To explain Giuliani's inept performance, a number of people have cited how long it has been since he has practiced as an attorney. The idea is that he was really smart when he was a U.S. Attorney 30-plus years ago. But, like some baseball player who hasn't swung at a pitch in decades, he's lost his coordination. (I think I've heard a half-dozen different people advance this notion.)
To me, that explanation seems just this side of nonsense.
Let's just stipulate that Giuliani was once pretty good at the legal biz. As I recall, he was something of a hot dog, but he must have had something going to be able to parlay his prowess into becoming Mayor of New York City.

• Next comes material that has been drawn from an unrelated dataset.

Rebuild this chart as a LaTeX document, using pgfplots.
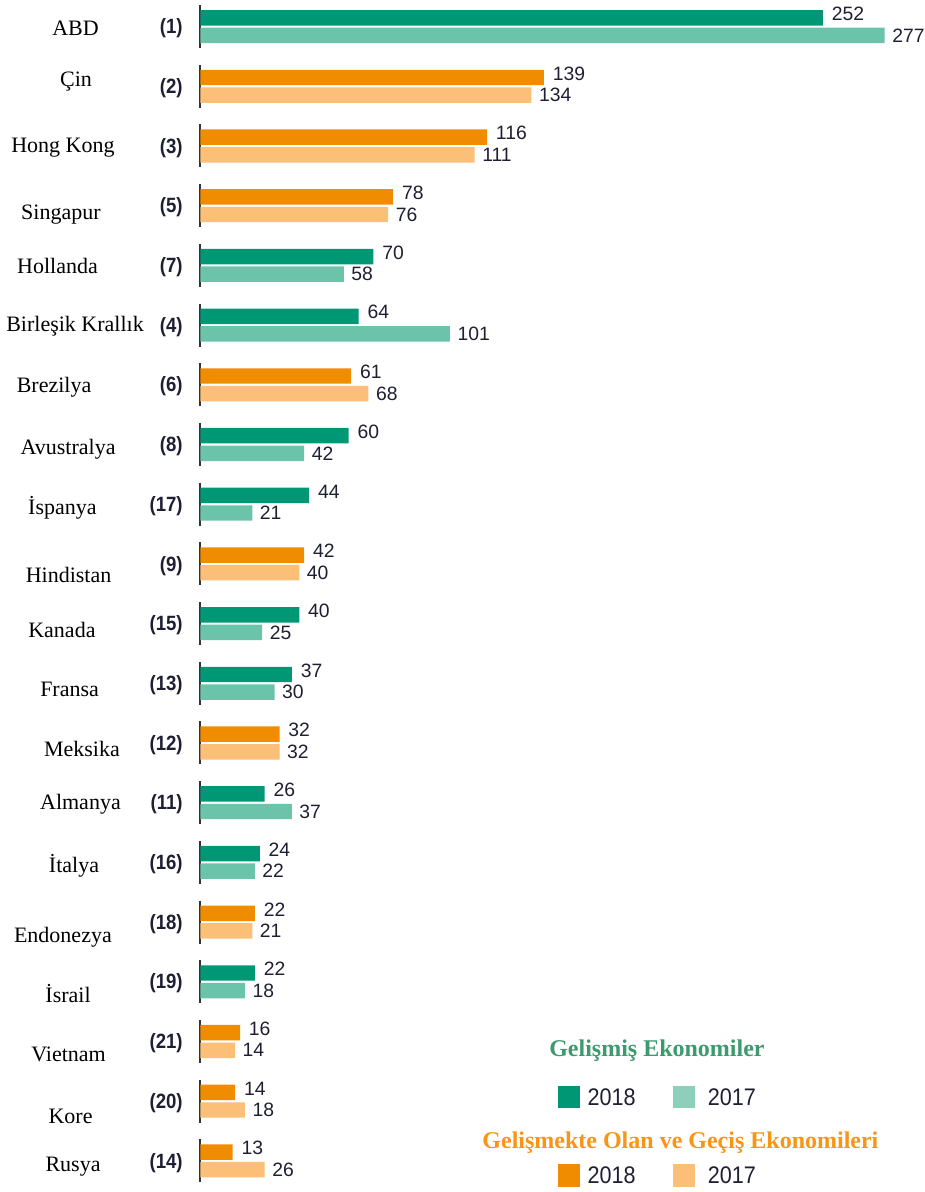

Are we to think either that
1) practicing law -- as a prosecutor or otherwise -- would keep someone tuned up in ways that are required for dealing with the completely unique circumstance of advising and doing PR for a President of the United States like Donald Trump, embroiled in the situations he's now caught up in? Or
2) discontinuing the practice of law (but being engaged in such challenging activities as being Mayor of NYC and running for President) would mean that a person would lose the ability to think in a lawyerly way, or any other clear-thinking and strategic way, that would be needed for playing the role Giuliani is playing for Trump?
I don't see how either of those is plausibly the case.
Whatever is wrong with Giuliani -- whether he never had what it takes, or whether he's lost what he had (due to age-related cognitive decline or otherwise) -- I don't think it has anything to do with his not having been a practicing lawyer since the 1980s.